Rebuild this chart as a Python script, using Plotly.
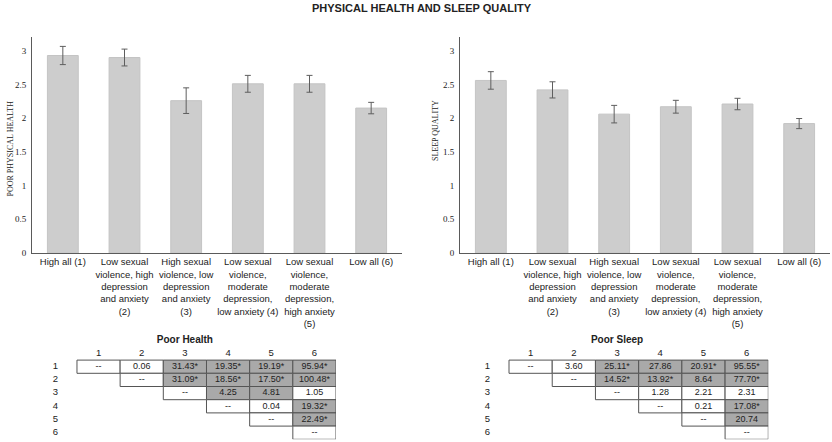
import plotly.graph_objects as go

W, H = 832, 442

# ---------------- data ----------------
categories = [
    "High all (1)",
    "Low sexual<br>violence, high<br>depression<br>and anxiety<br>(2)",
    "High sexual<br>violence, low<br>depression<br>and anxiety<br>(3)",
    "Low sexual<br>violence,<br>moderate<br>depression,<br>low anxiety (4)",
    "Low sexual<br>violence,<br>moderate<br>depression,<br>high anxiety<br>(5)",
    "Low all (6)",
]
health = [2.93, 2.90, 2.26, 2.51, 2.51, 2.15]
health_err = [0.135, 0.125, 0.19, 0.125, 0.125, 0.085]
sleep = [2.56, 2.42, 2.06, 2.17, 2.21, 1.92]
sleep_err = [0.13, 0.12, 0.13, 0.095, 0.085, 0.075]

group_labels = ["1", "2", "3", "4", "5", "6"]
health_table = [
    ["--", "0.06", "31.43*", "19.35*", "19.19*", "95.94*"],
    ["--", "31.09*", "18.56*", "17.50*", "100.48*"],
    ["--", "4.25", "4.81", "1.05"],
    ["--", "0.04", "19.32*"],
    ["--", "22.49*"],
    ["--"],
]
health_shaded = [
    [0, 0, 1, 1, 1, 1],
    [0, 1, 1, 1, 1],
    [0, 1, 1, 0],
    [0, 0, 1],
    [0, 1],
    [0],
]
sleep_table = [
    ["--", "3.60", "25.11*", "27.86", "20.91*", "95.55*"],
    ["--", "14.52*", "13.92*", "8.64", "77.70*"],
    ["--", "1.28", "2.21", "2.31"],
    ["--", "0.21", "17.08*"],
    ["--", "20.74"],
    ["--"],
]
sleep_shaded = [
    [0, 0, 1, 1, 1, 1],
    [0, 1, 1, 1, 1],
    [0, 0, 0, 0],
    [0, 0, 1],
    [0, 1],
    [0],
]

# ---------------- helpers ----------------
def px_x(a, b):
    return [a / W, b / W]

def px_y(top, bottom):
    return [1 - bottom / H, 1 - top / H]

SANS = "Liberation Sans, Arial, sans-serif"
SERIF = "Liberation Serif, Times New Roman, serif"
AXC = "#5a5a5a"

fig = go.Figure()

# ---------------- bar charts ----------------
for vals, errs, xa, ya in [(health, health_err, "x", "y"), (sleep, sleep_err, "x2", "y2")]:
    fig.add_trace(go.Bar(
        x=categories, y=vals, xaxis=xa, yaxis=ya, width=0.5,
        marker=dict(color="#cdcdcd", line=dict(color="#c4c4c4", width=1)),
        error_y=dict(type="data", array=errs, color="#5e5e5e", thickness=1, width=3),
        showlegend=False, hoverinfo="skip",
    ))

bar_x_common = dict(
    type="category", showline=True, linecolor=AXC, linewidth=1, ticks="",
    tickfont=dict(family=SANS, size=9.5, color="#222"), showgrid=False, zeroline=False,
    automargin=False,
)
bar_y_common = dict(
    range=[0, 3.2], dtick=0.5, tick0=0, showline=True, linecolor=AXC, linewidth=1,
    ticks="", showgrid=False, zeroline=False, ticklabelstandoff=3, automargin=False,
    tickfont=dict(family=SERIF, size=9, color="#222"),
)

ydom = px_y(37.3, 253)
fig.update_layout(
    xaxis=dict(domain=px_x(32, 402), anchor="y", **bar_x_common),
    yaxis=dict(domain=ydom, anchor="x", **bar_y_common),
    xaxis2=dict(domain=px_x(460, 830), anchor="y2", **bar_x_common),
    yaxis2=dict(domain=ydom, anchor="x2", **bar_y_common),
)

# ---------------- tables ----------------
shapes = []
tdom_y = px_y(333.7, 439.3)
for ti, (tbl, shd, title, xdom) in enumerate([
    (health_table, health_shaded, "Poor Health", px_x(33.8, 336)),
    (sleep_table, sleep_shaded, "Poor Sleep", px_x(465.8, 768.3)),
]):
    xa = "x%d" % (ti + 3)
    ya = "y%d" % (ti + 3)
    xs, ys, ts = [], [], []
    for r, row in enumerate(tbl, start=1):
        for k, (txt, s) in enumerate(zip(row, shd[r - 1])):
            c = r + k
            shapes.append(dict(
                type="rect", xref=xa, yref=ya, x0=c - 0.5, x1=c + 0.5, y0=r - 0.5, y1=r + 0.5,
                fillcolor="#a9a9a9" if s else "#ffffff",
                line=dict(color="#555555", width=1), layer="below",
            ))
            xs.append(c); ys.append(r); ts.append(txt)
    fig.add_trace(go.Scatter(
        x=xs, y=ys, text=ts, mode="text", xaxis=xa, yaxis=ya,
        textfont=dict(family=SANS, size=9, color="#222"), showlegend=False,
        hoverinfo="skip", cliponaxis=False,
    ))
    hx = list(range(1, 7)) + [0] * 6
    hy = [0] * 6 + list(range(1, 7))
    fig.add_trace(go.Scatter(
        x=hx, y=hy, text=group_labels + group_labels, mode="text", xaxis=xa, yaxis=ya,
        textfont=dict(family=SANS, size=9.5, color="#222"), showlegend=False,
        hoverinfo="skip", cliponaxis=False,
    ))
    fig.add_trace(go.Scatter(
        x=[3], y=[-1], text=["<b>%s</b>" % title], mode="text", xaxis=xa, yaxis=ya,
        textfont=dict(family=SANS, size=10, color="#222"), showlegend=False,
        hoverinfo="skip", cliponaxis=False,
    ))
    fig.update_layout(**{
        "xaxis%d" % (ti + 3): dict(domain=xdom, range=[-0.5, 6.5], visible=False, anchor=ya,
                                   automargin=False),
        "yaxis%d" % (ti + 3): dict(domain=tdom_y, range=[6.5, -1.5], visible=False, anchor=xa,
                                   automargin=False),
    })

annotations = [
    dict(text="<b>PHYSICAL HEALTH AND SLEEP QUALITY</b>", x=422 / W, y=1 - 8 / H,
         xref="paper", yref="paper", showarrow=False, xanchor="center", yanchor="middle",
         font=dict(family=SANS, size=11, color="#222")),
    dict(text="POOR PHYSICAL HEALTH", x=9.5 / W, y=1 - 149 / H, textangle=-90,
         xref="paper", yref="paper", showarrow=False, xanchor="center", yanchor="middle",
         font=dict(family=SERIF, size=8, color="#222")),
    dict(text="SLEEP QUALITY", x=435 / W, y=1 - 131 / H, textangle=-90,
         xref="paper", yref="paper", showarrow=False, xanchor="center", yanchor="middle",
         font=dict(family=SERIF, size=8, color="#222")),
]

fig.update_layout(
    width=W, height=H, margin=dict(l=0, r=0, t=0, b=0, autoexpand=False),
    paper_bgcolor="white", plot_bgcolor="white",
    shapes=shapes, annotations=annotations, bargap=0.5,
)

fig.write_html(
    "out.html",
    config={"displayModeBar": False, "staticPlot": True},
    post_script="document.body.style.margin='0';document.body.style.overflow='hidden';",
)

══════════

## TASK TO COMPLETE
Leave out any pictures and return exactly the lines from the beginning of the data through the line with "W, H = 832, 442", inclusive.

## TASK SOLUTION
Rebuild this chart as a Python script, using Plotly.
import plotly.graph_objects as go

W, H = 832, 442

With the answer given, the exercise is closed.